Alevi İnanç Birliği Vakfı Başkanı Faruk Ali Yıldırım, 24 Haziran seçimleri öncesi cemevlerine hukuki statü kazandırma vaadinde bulunan Cumhurbaşkanı Erdoğan'ın sözünde durduğunu söyledi.

Yıldırım, "22 milyon Alevi var. Sayın Cumhurbaşkanı verdiği sözün arkasında duruyor, biz de bunun bilincindeyiz" dedi ve konuyla ilgili çalışmaların başladığını duyurdu.

AKP'DEN AÇIKLAMA

Cem Tv’ye konuşan AKP İstanbul Milletvekili Numan Kurtulmuş,  Cemevlerine statü verilmesinin gündemlerinde olduğunu söyledi.

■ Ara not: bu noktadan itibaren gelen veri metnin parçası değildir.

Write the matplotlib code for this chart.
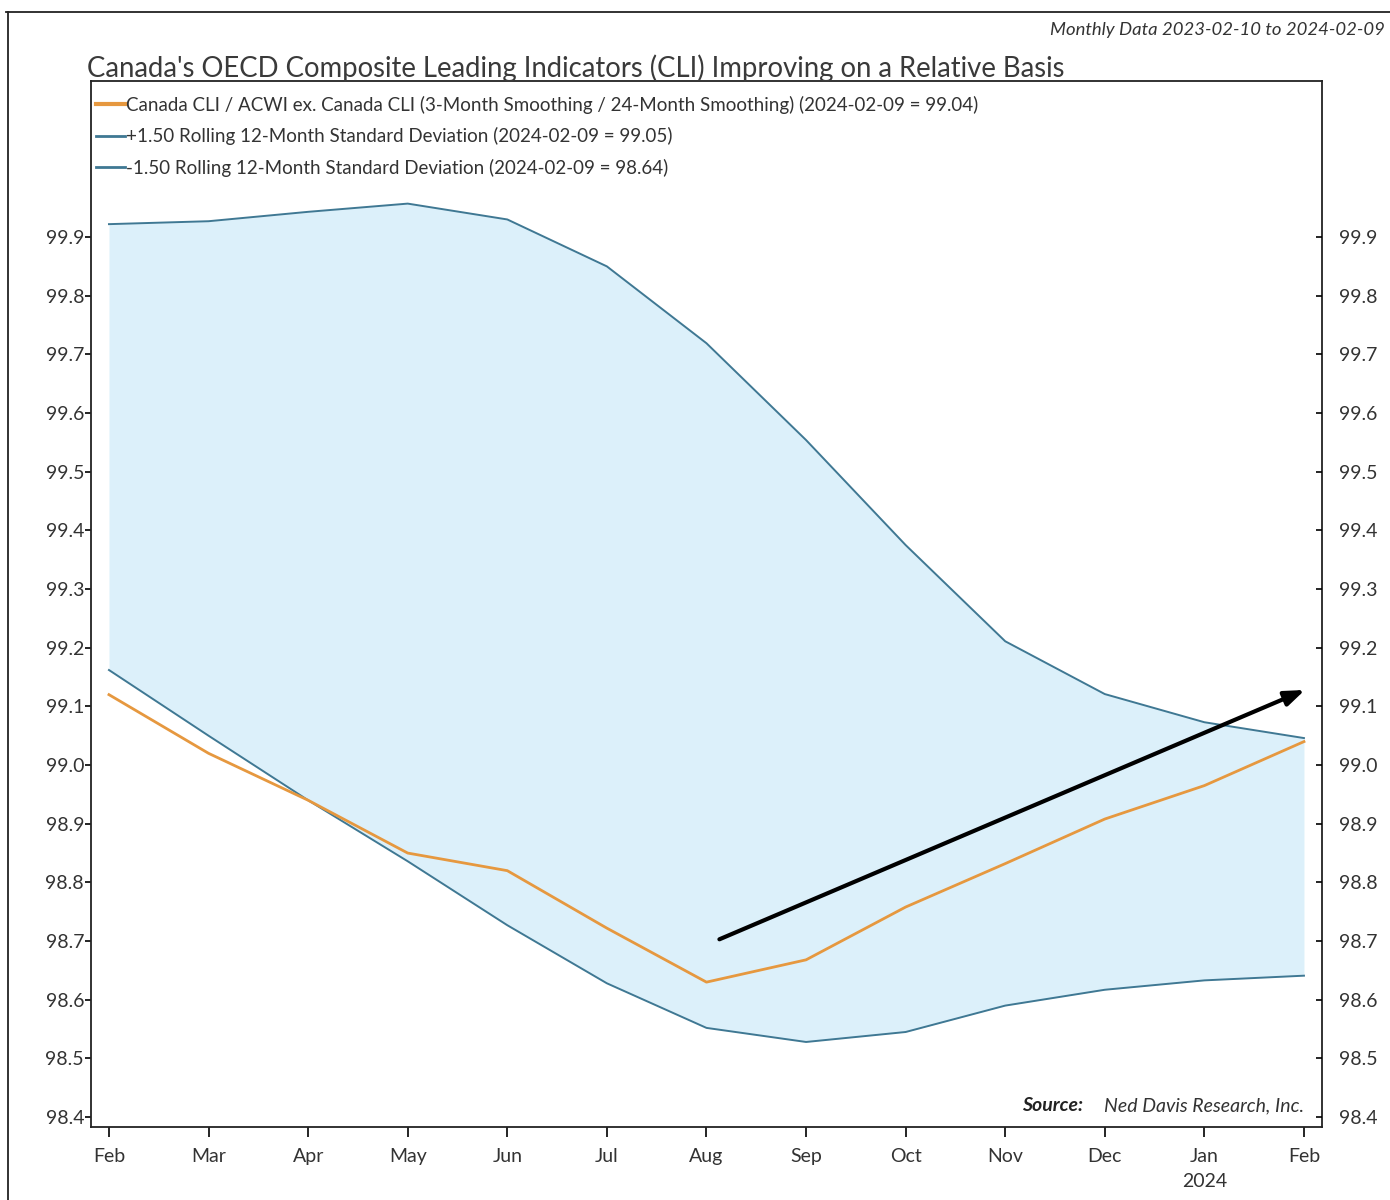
import numpy as np
import matplotlib
matplotlib.use("Agg")
import matplotlib.pyplot as plt
from matplotlib.lines import Line2D

plt.rcParams['font.family'] = ['Lato', 'DejaVu Sans']

# months Feb 2023 .. Feb 2024
month_labels = ['Feb', 'Mar', 'Apr', 'May', 'Jun', 'Jul', 'Aug',
                'Sep', 'Oct', 'Nov', 'Dec', 'Jan', 'Feb']
months = np.arange(len(month_labels))

upper_band = [99.922, 99.927, 99.943, 99.957, 99.930, 99.850, 99.719,
              99.554, 99.375, 99.211, 99.121, 99.073, 99.046]
lower_band = [99.162, 99.050, 98.940, 98.836, 98.727, 98.628, 98.552,
              98.528, 98.545, 98.590, 98.617, 98.633, 98.641]
canada_cli = [99.120, 99.020, 98.940, 98.850, 98.820, 98.722, 98.630,
              98.668, 98.758, 98.832, 98.908, 98.965, 99.040]

arrow_start = (6.13, 98.703)
arrow_end = (12.01, 99.128)

y_ticks = [98.4, 98.5, 98.6, 98.7, 98.8, 98.9, 99.0, 99.1, 99.2,
           99.3, 99.4, 99.5, 99.6, 99.7, 99.8, 99.9]

legend_labels = [
    'Canada CLI / ACWI ex. Canada CLI (3-Month Smoothing / 24-Month Smoothing) (2024-02-09 = 99.04)',
    '+1.50 Rolling 12-Month Standard Deviation (2024-02-09 = 99.05)',
    '-1.50 Rolling 12-Month Standard Deviation (2024-02-09 = 98.64)',
]

orange = '#e6983f'
band_col = '#3f7893'
fill_col = '#dcf0fa'
txt = '#333333'

fig = plt.figure(figsize=(13.9, 12), dpi=100)
ax = fig.add_axes([0.0655, 0.0608, 0.8855, 0.8717])

ax.fill_between(months, lower_band, upper_band, color=fill_col, lw=0)
ax.plot(months, upper_band, color=band_col, lw=1.4)
ax.plot(months, lower_band, color=band_col, lw=1.4)
ax.plot(months, canada_cli, color=orange, lw=2)

ax.annotate('', xy=arrow_end, xytext=arrow_start,
            arrowprops=dict(arrowstyle='-|>,head_length=1.2,head_width=0.45',
                            color='black', lw=3, shrinkA=0, shrinkB=0))

ax.set_xlim(-0.18, 12.18)
ax.set_ylim(98.383, 100.166)

ax.set_xticks(months)
xl = list(month_labels)
xl[11] = 'Jan\n2024'
ax.set_xticklabels(xl, fontsize=14, color=txt, va='top', linespacing=1.6)
ax.set_yticks(y_ticks)
ax.set_yticklabels(['%.1f' % v for v in y_ticks], fontsize=14, color=txt)
ax.tick_params(axis='y', left=True, right=False, labelleft=True,
               length=4, width=1.2, direction='out', pad=1)
ax.tick_params(axis='x', length=7, width=1.2, direction='out', pad=8)
for s in ax.spines.values():
    s.set_linewidth(1.3)
    s.set_color('#222222')

# right-hand scale, ticks pointing inward
ax2 = ax.twinx()
ax2.set_ylim(ax.get_ylim())
ax2.set_yticks(y_ticks)
ax2.set_yticklabels(['%.1f' % v for v in y_ticks], fontsize=14, color=txt)
ax2.tick_params(axis='y', length=4, width=1.2, direction='in', pad=12)
for s in ax2.spines.values():
    s.set_visible(False)

handles = [Line2D([], [], color=orange, lw=3),
           Line2D([], [], color=band_col, lw=2),
           Line2D([], [], color=band_col, lw=2)]
leg = ax.legend(handles, legend_labels, loc='upper left', frameon=False,
                bbox_to_anchor=(-0.004, 0.996),
                fontsize=13.5, handlelength=1.5, handletextpad=0.1,
                borderaxespad=0.0, borderpad=0.55, labelspacing=0.72)
for t in leg.get_texts():
    t.set_color(txt)

fig.text(0.0625, 0.943, "Canada's OECD Composite Leading Indicators (CLI) Improving on a Relative Basis",
         fontsize=19.8, color='#3a3a3a', ha='left', va='center')
fig.text(0.9965, 0.975, 'Monthly Data 2023-02-10 to 2024-02-09',
         fontsize=13.3, style='italic', color=txt, ha='right', va='center')

ax.text(0.806, 0.012, 'Source:', transform=ax.transAxes, fontsize=14,
        style='italic', weight='bold', color='#222222', ha='right', va='bottom')
ax.text(0.9855, 0.012, 'Ned Davis Research, Inc.', transform=ax.transAxes,
        fontsize=14, style='italic', color=txt, ha='right', va='bottom')

# outer frame lines
fig.add_artist(Line2D([0.004, 1.0], [0.99, 0.99], color='#222222', lw=1.3))
fig.add_artist(Line2D([0.0058, 0.0058], [0.0, 0.99], color='#222222', lw=1.3))

fig.savefig('out.png', dpi=100)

Kurtulmuş Erdoğan’ın seçim öncesi  ‘‘Cem evlerine statü tanıyacağız’’ sözlerine ilişkin ‘‘Cumhurbakanımız bunu seçim öncesi gündemine aldı ve sadece seçim sürecinde konuşmak için söylemedi’’ dedi.  

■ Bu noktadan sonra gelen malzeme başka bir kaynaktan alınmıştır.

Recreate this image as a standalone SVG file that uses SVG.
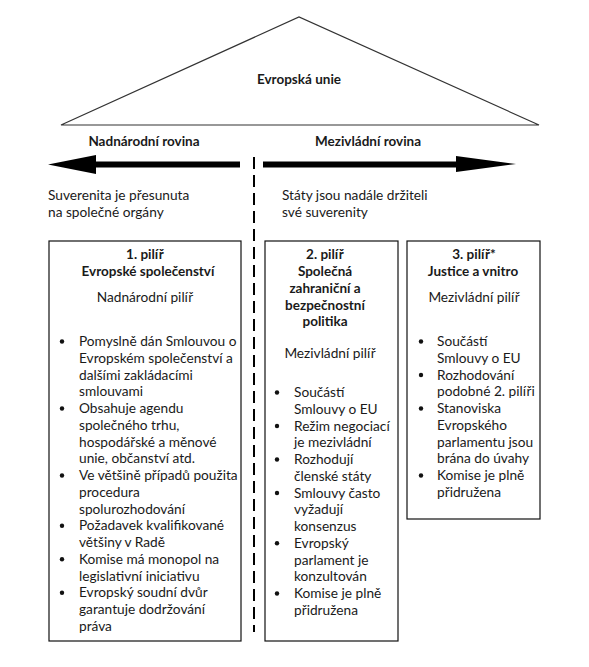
<svg xmlns="http://www.w3.org/2000/svg" width="589" height="667" viewBox="0 0 589 667">
<style>
text{font-family:Lato,"Liberation Sans",sans-serif;font-size:13.7px;fill:#1a1a1a}
.b{font-weight:bold;font-size:13.5px}
.c{text-anchor:middle}
.box{fill:#fff;stroke:#111;stroke-width:1.2}
.dot{fill:#111}
</style>
<rect width="589" height="667" fill="#fff"/>
<g id="eu">
<polygon points="61,125 299,17 539,125" fill="none" stroke="#333" stroke-width="1.2"/>
<text class="b c" x="299" y="84">Evropská unie</text>
</g>
<g id="levels">
<text class="b c" x="144" y="146">Nadnárodní rovina</text>
<text class="b c" x="368" y="146">Mezivládní rovina</text>
<text x="48" y="200">Suverenita je přesunuta</text>
<text x="48" y="217">na společné orgány</text>
<text x="282" y="200">Státy jsou nadále držiteli</text>
<text x="282" y="217">své suverenity</text>
</g>
<g id="connectors">
<polygon points="240,161.5 96,161.5 96,155 48,164.5 96,174 96,167.5 240,167.5" fill="#000"/>
<polygon points="263,161.5 456,161.5 456,156 516,164 456,172 456,167.5 263,167.5" fill="#000"/>
<line x1="254" y1="157" x2="254" y2="632" stroke="#000" stroke-width="2" stroke-dasharray="12 6"/>
</g>
<g id="pillar1">
<rect class="box" x="49" y="241" width="192" height="400"/>
<text class="b c" x="145" y="259">1. pilíř</text>
<text class="b c" x="148" y="276">Evropské společenství</text>
<text class="c" x="145" y="302">Nadnárodní pilíř</text>
<circle class="dot" cx="62" cy="341.5" r="2.2"/>
<circle class="dot" cx="62" cy="408.5" r="2.2"/>
<circle class="dot" cx="62" cy="475.5" r="2.2"/>
<circle class="dot" cx="62" cy="525.75" r="2.2"/>
<circle class="dot" cx="62" cy="559.25" r="2.2"/>
<circle class="dot" cx="62" cy="592.75" r="2.2"/>
<text x="79" y="346">Pomyslně dán Smlouvou o</text>
<text x="79" y="362.75">Evropském společenství a</text>
<text x="79" y="379.5">dalšími zakládacími</text>
<text x="79" y="396.25">smlouvami</text>
<text x="79" y="413">Obsahuje agendu</text>
<text x="79" y="429.75">společného trhu,</text>
<text x="79" y="446.5">hospodářské a měnové</text>
<text x="79" y="463.25">unie, občanství atd.</text>
<text x="79" y="480">Ve většině případů použita</text>
<text x="79" y="496.75">procedura</text>
<text x="79" y="513.5">spolurozhodování</text>
<text x="79" y="530.25">Požadavek kvalifikované</text>
<text x="79" y="547">většiny v Radě</text>
<text x="79" y="563.75">Komise má monopol na</text>
<text x="79" y="580.5">legislativní iniciativu</text>
<text x="79" y="597.25">Evropský soudní dvůr</text>
<text x="79" y="614">garantuje dodržování</text>
<text x="79" y="630.75">práva</text>
</g>
<g id="pillar2">
<rect class="box" x="265" y="241" width="133" height="400"/>
<text class="b c" x="325" y="259">2. pilíř</text>
<text class="b c" x="325" y="276">Společná</text>
<text class="b c" x="325" y="293">zahraniční a</text>
<text class="b c" x="325" y="310">bezpečnostní</text>
<text class="b c" x="325" y="326">politika</text>
<text class="c" x="330" y="358">Mezivládní pilíř</text>
<circle class="dot" cx="277" cy="392.5" r="2.2"/>
<circle class="dot" cx="277" cy="426" r="2.2"/>
<circle class="dot" cx="277" cy="459.5" r="2.2"/>
<circle class="dot" cx="277" cy="493" r="2.2"/>
<circle class="dot" cx="277" cy="543.25" r="2.2"/>
<circle class="dot" cx="277" cy="593.5" r="2.2"/>
<text x="294" y="397">Součástí</text>
<text x="294" y="413.75">Smlouvy o EU</text>
<text x="294" y="430.5">Režim negociací</text>
<text x="294" y="447.25">je mezivládní</text>
<text x="294" y="464">Rozhodují</text>
<text x="294" y="480.75">členské státy</text>
<text x="294" y="497.5">Smlouvy často</text>
<text x="294" y="514.25">vyžadují</text>
<text x="294" y="531">konsenzus</text>
<text x="294" y="547.75">Evropský</text>
<text x="294" y="564.5">parlament je</text>
<text x="294" y="581.25">konzultován</text>
<text x="294" y="598">Komise je plně</text>
<text x="294" y="614.75">přidružena</text>
</g>
<g id="pillar3">
<rect class="box" x="407" y="241" width="133" height="278"/>
<text class="b c" x="474" y="259">3. pilíř*</text>
<text class="b c" x="473" y="276">Justice a vnitro</text>
<text class="c" x="474" y="302">Mezivládní pilíř</text>
<circle class="dot" cx="421" cy="341.5" r="2.2"/>
<circle class="dot" cx="421" cy="375" r="2.2"/>
<circle class="dot" cx="421" cy="408.5" r="2.2"/>
<circle class="dot" cx="421" cy="475.5" r="2.2"/>
<text x="437" y="346">Součástí</text>
<text x="437" y="362.75">Smlouvy o EU</text>
<text x="437" y="379.5">Rozhodování</text>
<text x="437" y="396.25">podobné 2. pilíři</text>
<text x="437" y="413">Stanoviska</text>
<text x="437" y="429.75">Evropského</text>
<text x="437" y="446.5">parlamentu jsou</text>
<text x="437" y="463.25">brána do úvahy</text>
<text x="437" y="480">Komise je plně</text>
<text x="437" y="496.75">přidružena</text>
</g>
</svg>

Kurtulmuş  sözlerine şöyle devam etti;

Gerçekten Türkiye'nin uzun yıllardır konuştuğu  bir mesele ve maalesef bugüne kadar bir şekilde adım atılamadı. Ümit ediyorum ki bir an evvel bu adımların atılması , bu memlekette yaşayan ve Türkiye'nin eşit, özgür yurttaşları olan  Alevi kardeşlerimizin temel haklarından biri olan cemevlerinin yasal statüye kavuşmasını sağlarız. Böylece önemli ve büyük olan toplumsal beklentiyi karşılamış oluruz...

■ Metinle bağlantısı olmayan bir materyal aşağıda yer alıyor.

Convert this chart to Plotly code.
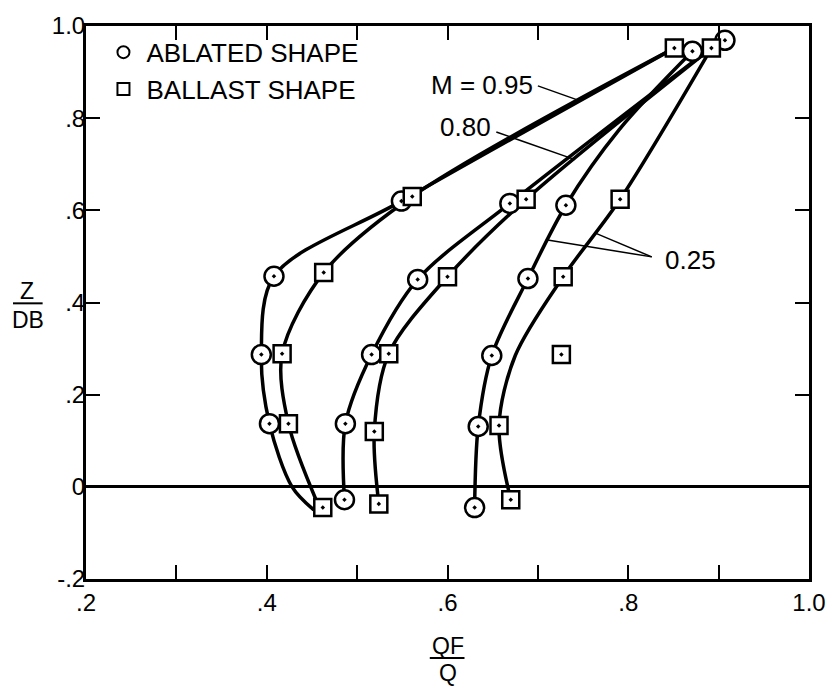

MUHARREM AYI DOLAYISIYLA BİR TARAFTAN YASIMIZI HATIRLIYORUZ, DİĞER TARAFTAN DA İNSANLIĞIMIZI HATIRLIYORUZ

Kurtulmuş,  Muharrem Ayı’na ilişkin de şu açıklamalarda bulundu;

Muharrem Ayı hem Aleviler için hem de Müslümanlar için hatta insanlık için ibretlerle dolu öğretici bir aydır. Muharrem ayı geldiğinde orada yaşanan kederleri ve sıkıntıları hatırlamakla kalmıyoruz aynı zamanda insanlık tarihi boyunca iki farklı hayat tarzını, hayata, olaylara ve yaratıcıya bakışı yeniden gözden geçiriyoruz.  Hz. Ali'nin çocuklarıyla Kerbela'da başlayan mücadelesi insanlık adına başka bir önem taşıyor. Bir tarafta  Hz. Peygamberin torunu, ilmin kapısı, Allahın aslanı Hz. Ali'nin evladı Hüseyin Efendimiz  diğer tarafta Yezidi anlayışına sahip insanlarla bir mücadele vuku buluyor.

Hz. Hüseyin'in ve Ehlibeytin ortaya koymuş olduğu sabır, metanet, cesaret, direnç aynı zamanda bütün insanlara karşı o ortama rağmen hoşgörüyü elden bırakmayarak insanların hepsini yaradılışta eş, dinde kardeş olarak bilen anlayışa her zamankinden daha çok ihtiyacımız var.

Biz insanlarımızın  hiçbirini ayırmayız, hiçbir vesile ile insanlarımızın arasında ayrımcılık söz konusu değildir. Herkes allahın kullarıdır. Allah, peygambere inanan herkes aslında birdir ve beraberdir aynı inancın mensuplarıdır.

Muharrem ayı vesilesiyle, saltanatı, serveti esas alan yezidi anlayışı karşısında hakkaniyeti, adaleti, insanlara karşı sabırlı ve ölçülü olmayı, incinsen de incitmemeyi, insanların her birini yaradılışın özü bilmeyi kabul ederek yaklaşmayı, eline beline diline hakim olmayı öğreten bir anlayışı bir kez daha hatırlıyoruz.

Türkiye'deki Alevi-Bektaşi kardeşlerimiz olmak üzere Müslüman dünyasında her bireyin Muharrem ayında gönül ve zihin dünyalarını hak, hakikat, marifet ölçeğinde yeniden yıkanarak istifade etmelerini temenni ediyorum. Hz. Peygamber Efendimiz başta olmak üzere Hz. Ali Efendimiz, Hz Hüseyin Efendimiz ve Kerbela Şehitlerin şefaatlerine ulaşmalarını cenabı Allah'tan niyaz ediyorum.